The Mae Ban did NOT like the cat. She tried several tactics to air her displeasure. She told us we were not allowed to have animals in the house. This stipulation is not in the lease. The landlords were away in the capital for a month and I politely told the Mae Ban that I would take the matter up with the landlords when they returned. She said that a while ago people in the house had a dog and she had to clean up the dog shit and she didn’t want to do that. I told her that our cat, like all good western cats, shit in a box. She was skeptical. (All of my Lao friends seem to be when I show them the letterbox, evidently Lao people just let their cats go anywhere then clean it up.)
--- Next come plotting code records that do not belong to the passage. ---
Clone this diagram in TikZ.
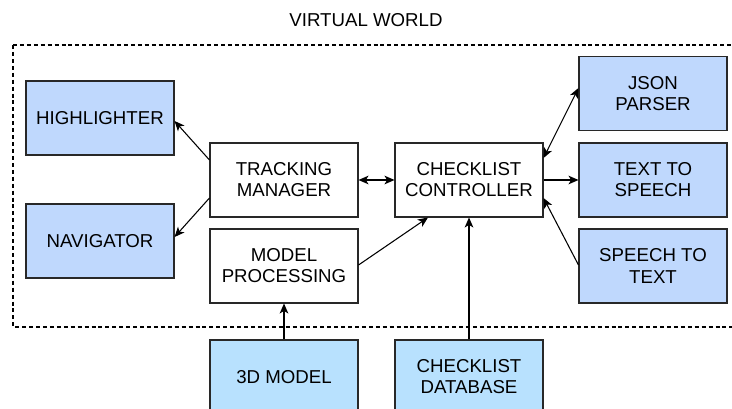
\documentclass[tikz,border=0pt]{standalone}
\usepackage{fontspec}
\setmainfont{Liberation Sans}
\usetikzlibrary{arrows.meta,calc}
\definecolor{boxblue}{RGB}{191,216,253}
\definecolor{boxcyan}{RGB}{184,225,254}
\definecolor{edge}{RGB}{40,40,40}
\tikzset{
  label font/.style={font=\fontsize{14}{15.8}\selectfont},
  block/.style={draw=edge, line width=0.8pt, minimum width=111pt, minimum height=55.5pt,
    align=center, inner sep=0pt, label font},
  comp/.style={block, fill=boxblue},
  ext/.style={block, fill=boxcyan},
  core/.style={block, fill=white},
  tip/.style={Stealth[length=7.5pt,width=6.5pt,inset=2pt]},
  link/.style={line width=0.8pt, -{Stealth[length=7.5pt,width=6.5pt,inset=2pt]}},
  duplex/.style={line width=0.8pt, {Stealth[length=7.5pt,width=6.5pt,inset=2pt]}-{Stealth[length=7.5pt,width=6.5pt,inset=2pt]}}
}
\begin{document}
\begin{tikzpicture}[x=0.75pt,y=-0.75pt]
\useasboundingbox (0,0) rectangle (732,409);
\clip (0,0) rectangle (732,409);

% Virtual world boundary
\draw[line width=0.8pt, dash pattern=on 3pt off 2.2pt] (13,45) -- (745,45) (13,45) -- (13,327) -- (745,327);
\node[label font] (title) at (366,20) {VIRTUAL WORLD};

% Components
\node[comp] (hl)   at (100,118)  {HIGHLIGHTER};
\node[comp] (nav)  at (100,241)  {NAVIGATOR};
\node[core] (tm)   at (284,180)  {TRACKING\\MANAGER};
\node[core] (mp)   at (284,266)  {MODEL\\PROCESSING};
\node[core] (cc)   at (469,180)  {CHECKLIST\\CONTROLLER};
\node[comp] (json) at (653,93.5) {JSON\\PARSER};
\node[comp] (tts)  at (653,180)  {TEXT TO\\SPEECH};
\node[comp] (stt)  at (653,266)  {SPEECH TO\\TEXT};
\node[ext]  (m3d)  at (284,377)  {3D MODEL};
\node[ext]  (db)   at (469,377)  {CHECKLIST\\DATABASE};

% Connections
\draw[link]   ($(tm.west)+(0,-20)$) -- ($(hl.east)+(0,3)$);
\draw[link]   ($(tm.west)+(0,18)$)  -- ($(nav.east)+(0,-4)$);
\draw[duplex] (tm.east) -- (cc.west);
\draw[duplex] ($(cc.east)+(0,-22)$) -- ($(json.west)+(0,-5.5)$);
\draw[link]   (cc.east) -- (tts.west);
\draw[link]   ($(stt.west)+(0,-1)$) -- ($(cc.east)+(0,18)$);
\draw[link]   ($(mp.east)+(0,-1)$)  -- ($(cc.south)+(-41,0)$);
\draw[link]   (m3d.north) -- (mp.south);
\draw[link]   (db.north)  -- (cc.south);
\end{tikzpicture}
\end{document}
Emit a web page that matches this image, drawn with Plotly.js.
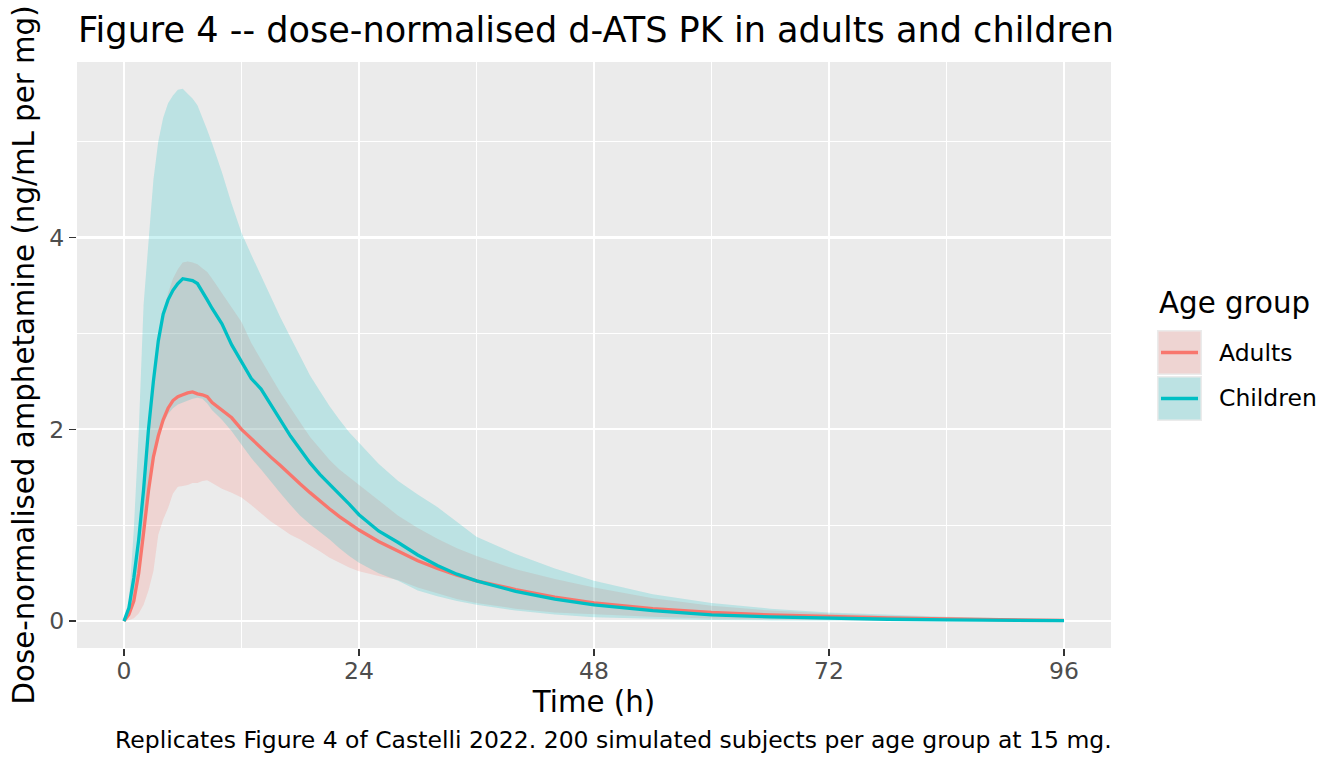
<!DOCTYPE html>
<html>
<head>
<meta charset="utf-8">
<script src="https://cdn.plot.ly/plotly-3.0.1.min.js"></script>
<style>
  html, body { margin: 0; padding: 0; background: #ffffff; }
  #chart { width: 1344px; height: 768px; }
</style>
</head>
<body>
<div id="chart"></div>
<script>
// Sampling times (h)
const hours = [0, 0.5, 1, 1.5, 2, 2.5, 3, 3.5, 4, 4.5, 5, 5.5, 6, 6.5, 7, 7.5, 8, 8.5, 9,
  10, 11, 12, 13, 14, 15, 16, 17, 18, 19, 20, 21, 22, 23, 24,
  26, 28, 30, 32, 34, 36, 40, 44, 48, 54, 60, 66, 72, 78, 84, 90, 96];

// Adults: median and 90% interval of dose-normalised concentration (ng/mL per mg)
const adultsMedian = [0, 0.07, 0.21, 0.5, 0.92, 1.36, 1.71, 1.93, 2.1, 2.22, 2.3, 2.34, 2.36, 2.38, 2.39, 2.37, 2.36, 2.34, 2.28,
  2.2, 2.12, 2.0, 1.9, 1.8, 1.71, 1.62, 1.52, 1.43, 1.34, 1.25, 1.17, 1.09, 1.02, 0.95,
  0.83, 0.73, 0.63, 0.55, 0.48, 0.42, 0.33, 0.25, 0.19, 0.13, 0.09, 0.065, 0.046, 0.033, 0.023, 0.015, 0.008];
const adultsLower = [0, 0.01, 0.03, 0.08, 0.17, 0.32, 0.52, 0.9, 1.06, 1.18, 1.33, 1.4, 1.41, 1.42, 1.44, 1.44, 1.46, 1.47, 1.44,
  1.38, 1.34, 1.29, 1.21, 1.12, 1.04, 0.97, 0.9, 0.85, 0.79, 0.73, 0.66, 0.61, 0.56, 0.52,
  0.47, 0.43, 0.35, 0.29, 0.23, 0.19, 0.13, 0.09, 0.07, 0.045, 0.028, 0.018, 0.012, 0.008, 0.005, 0.003, 0.002];
const adultsUpper = [0, 0.12, 0.45, 0.95, 1.45, 2.0, 2.5, 2.95, 3.22, 3.42, 3.57, 3.67, 3.74, 3.75, 3.74, 3.72, 3.68, 3.64, 3.57,
  3.42, 3.27, 3.12, 2.9, 2.72, 2.55, 2.38, 2.22, 2.07, 1.92, 1.8, 1.68, 1.58, 1.5, 1.42,
  1.26, 1.1, 0.97, 0.86, 0.76, 0.68, 0.54, 0.44, 0.35, 0.24, 0.16, 0.11, 0.08, 0.055, 0.038, 0.026, 0.015];

// Children: median and 90% interval
const childrenMedian = [0, 0.14, 0.45, 0.85, 1.37, 2.0, 2.5, 2.92, 3.2, 3.35, 3.45, 3.52, 3.57, 3.56, 3.55, 3.52, 3.44, 3.35, 3.26,
  3.1, 2.88, 2.7, 2.53, 2.42, 2.26, 2.1, 1.93, 1.79, 1.65, 1.53, 1.43, 1.33, 1.22, 1.11,
  0.94, 0.82, 0.69, 0.58, 0.49, 0.42, 0.31, 0.23, 0.17, 0.11, 0.066, 0.045, 0.03, 0.02, 0.013, 0.009, 0.006];
const childrenLower = [0, 0.05, 0.2, 0.55, 0.95, 1.35, 1.7, 1.9, 2.06, 2.16, 2.22, 2.26, 2.28, 2.3, 2.32, 2.33, 2.32, 2.27, 2.2,
  2.1, 1.98, 1.84, 1.7, 1.58, 1.45, 1.33, 1.21, 1.1, 1.01, 0.93, 0.85, 0.76, 0.68, 0.61,
  0.5, 0.42, 0.32, 0.26, 0.21, 0.17, 0.11, 0.07, 0.04, 0.025, 0.012, 0.008, 0.005, 0.003, 0.002, 0.001, 0.001];
const childrenUpper = [0, 0.2, 0.95, 1.97, 3.3, 3.98, 4.6, 5.0, 5.25, 5.4, 5.48, 5.54, 5.55, 5.5, 5.45, 5.38, 5.26, 5.12, 4.98,
  4.68, 4.35, 4.05, 3.82, 3.6, 3.38, 3.16, 2.96, 2.76, 2.56, 2.4, 2.24, 2.1, 1.97, 1.86,
  1.64, 1.46, 1.32, 1.19, 1.03, 0.88, 0.7, 0.55, 0.42, 0.28, 0.19, 0.13, 0.09, 0.065, 0.045, 0.03, 0.015];

const groups = ["Adults", "Children"];
const xTicks = [0, 24, 48, 72, 96];

// Styling
const FONT = "DejaVu Sans";
const COL = { Adults: "#F8766D", Children: "#00BFC4" };
const FILL = { Adults: "rgba(248,118,109,0.2)", Children: "rgba(0,191,196,0.2)" };
const LINE_W = 3.3;

const M = { l: 77, r: 233, t: 62, b: 120 };
const W = 1344, H = 768;
const PW = W - M.l - M.r, PH = H - M.t - M.b;
const px = x => (x - M.l) / PW;          // pixel -> paper x
const py = y => (H - M.b - y) / PH;      // pixel -> paper y

const series = {
  Adults: { med: adultsMedian, lo: adultsLower, hi: adultsUpper },
  Children: { med: childrenMedian, lo: childrenLower, hi: childrenUpper }
};

const traces = [];
// ribbons first
groups.forEach(g => {
  traces.push({
    x: hours, y: series[g].lo, type: "scatter", mode: "lines",
    line: { width: 0, color: FILL[g] }, showlegend: false, hoverinfo: "skip"
  });
  traces.push({
    x: hours, y: series[g].hi, type: "scatter", mode: "lines",
    line: { width: 0, color: FILL[g] }, fill: "tonexty", fillcolor: FILL[g],
    showlegend: false, hoverinfo: "skip"
  });
});
// median lines on top
groups.forEach(g => {
  traces.push({
    x: hours, y: series[g].med, type: "scatter", mode: "lines", name: g,
    line: { width: LINE_W, color: COL[g] }, showlegend: false
  });
});

// Legend drawn as shapes + annotations (ribbon key with a line through it)
const shapes = [];
const annotations = [];
const keyTop = [330, 376];
groups.forEach((g, i) => {
  const y0 = keyTop[i], y1 = keyTop[i] + 45;
  shapes.push({ type: "rect", xref: "paper", yref: "paper",
    x0: px(1157), x1: px(1202), y0: py(y1), y1: py(y0),
    fillcolor: "#EBEBEB", line: { width: 0 } });
  shapes.push({ type: "rect", xref: "paper", yref: "paper",
    x0: px(1158.5), x1: px(1200.5), y0: py(y1 - 1.5), y1: py(y0 + 1.5),
    fillcolor: FILL[g], line: { width: 0 } });
  const ym = (y0 + y1) / 2;
  shapes.push({ type: "line", xref: "paper", yref: "paper",
    x0: px(1161), x1: px(1198), y0: py(ym), y1: py(ym),
    line: { color: COL[g], width: LINE_W } });
  annotations.push({ xref: "paper", yref: "paper", x: px(1217), y: py(ym),
    xanchor: "left", yanchor: "middle", showarrow: false, text: g,
    font: { family: FONT, size: 23.5, color: "#000000" } });
});
annotations.push({ xref: "paper", yref: "paper", x: px(1157), y: py(303),
  xanchor: "left", yanchor: "middle", showarrow: false, text: "Age group",
  font: { family: FONT, size: 29.3, color: "#000000" } });
// caption
annotations.push({ xref: "paper", yref: "paper", x: px(1114), y: py(740),
  xanchor: "right", yanchor: "middle", showarrow: false,
  text: "Replicates Figure 4 of Castelli 2022. 200 simulated subjects per age group at 15 mg.",
  font: { family: FONT, size: 23.5, color: "#000000" } });

const axisCommon = {
  showline: false, zeroline: false, showgrid: true,
  gridcolor: "#FFFFFF", gridwidth: 2.2,
  ticks: "outside", ticklen: 7, tickwidth: 1.5, tickcolor: "#333333",
  tickfont: { family: FONT, size: 23.5, color: "#4D4D4D" },
  automargin: false, fixedrange: true
};

const layout = {
  width: W, height: H,
  margin: M,
  paper_bgcolor: "#FFFFFF", plot_bgcolor: "#EBEBEB",
  font: { family: FONT, color: "#000000" },
  showlegend: false,
  hovermode: false,
  title: {
    text: "Figure 4 -- dose-normalised d-ATS PK in adults and children",
    font: { family: FONT, size: 35.1, color: "#000000" },
    xref: "container", x: 78 / W, xanchor: "left",
    yref: "container", y: 1 - 30 / H, yanchor: "middle"
  },
  xaxis: Object.assign({}, axisCommon, {
    range: [-4.8, 100.8],
    tickmode: "array", tickvals: xTicks, ticktext: xTicks.map(String),
    ticklabelstandoff: -5,
    minor: { tickmode: "array", tickvals: [12, 36, 60, 84], showgrid: true, gridcolor: "#FFFFFF", gridwidth: 1.1 },
    title: { text: "Time (h)", font: { family: FONT, size: 29.3, color: "#000000" }, standoff: 6 }
  }),
  yaxis: Object.assign({}, axisCommon, {
    range: [-0.28, 5.83],
    tickmode: "linear", tick0: 0, dtick: 2,
    minor: { tickmode: "linear", tick0: 1, dtick: 2, showgrid: true, gridcolor: "#FFFFFF", gridwidth: 1.1 },
    title: { text: "Dose-normalised amphetamine (ng/mL per mg)", font: { family: FONT, size: 29.3, color: "#000000" }, standoff: 6 }
  }),
  shapes: shapes,
  annotations: annotations
};

Plotly.newPlot("chart", traces, layout, { displayModeBar: false, staticPlot: true });
</script>
</body>
</html>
She said she couldn’t clean the house because the cleaning supplies were in the laundry room and so was the cat. When we first got him, we quarantined him to the smallest room until we could get his flea problem under control. We eventually moved him into our workout room on days she was coming and put a big X on the door for fear she would let him out or harm him in some way. The cat did not like being contained to one room and cried and cried until we returned from work. This situation was clearly not working out.
We talked it through. The human resources problem in Laos is real, as is the lack of work ethic and tendency for workers to do only exactly what they are asked and nothing more. We decided to buy a mop and fire our Mae Ban. The benefits were simply not outweighing the costs. The tipping point was when the vet quoted a price for our cat’s neutering: it was the exact amount of one month’s salary for our Mae Ban.
But how do you go about firing an employee you inherited who speaks a language you’re barely conversational in? Tell her, “Don’t come?” Or “I don’t want you to work.” Or some other bastardized sentence composed of the few words I knew in Lao? Being the millennial I am, I turned to Facebook. I wrote my landlord a nice message to the tune of “Upon careful consideration, we have decided we would prefer to clean our own house. Please inform our Mae Ban that her serviced are no longer required and thank her for her service to this point.”
Then, in case our point wasn’t crystal clear, we changed the lock on the door for a week so the Mae Ban's key wouldn’t allow her access to the house. I still see her next door at the landlord’s house hanging laundry (which, she did not do for us,) sweeping or doing yard work. She still doesn’t talk to me. Due to some internet searching and a baking soda/vinegar volcano, our bathrooms are cleaner than they ever have been. The dishes get done daily, and the cat has free reign of the house.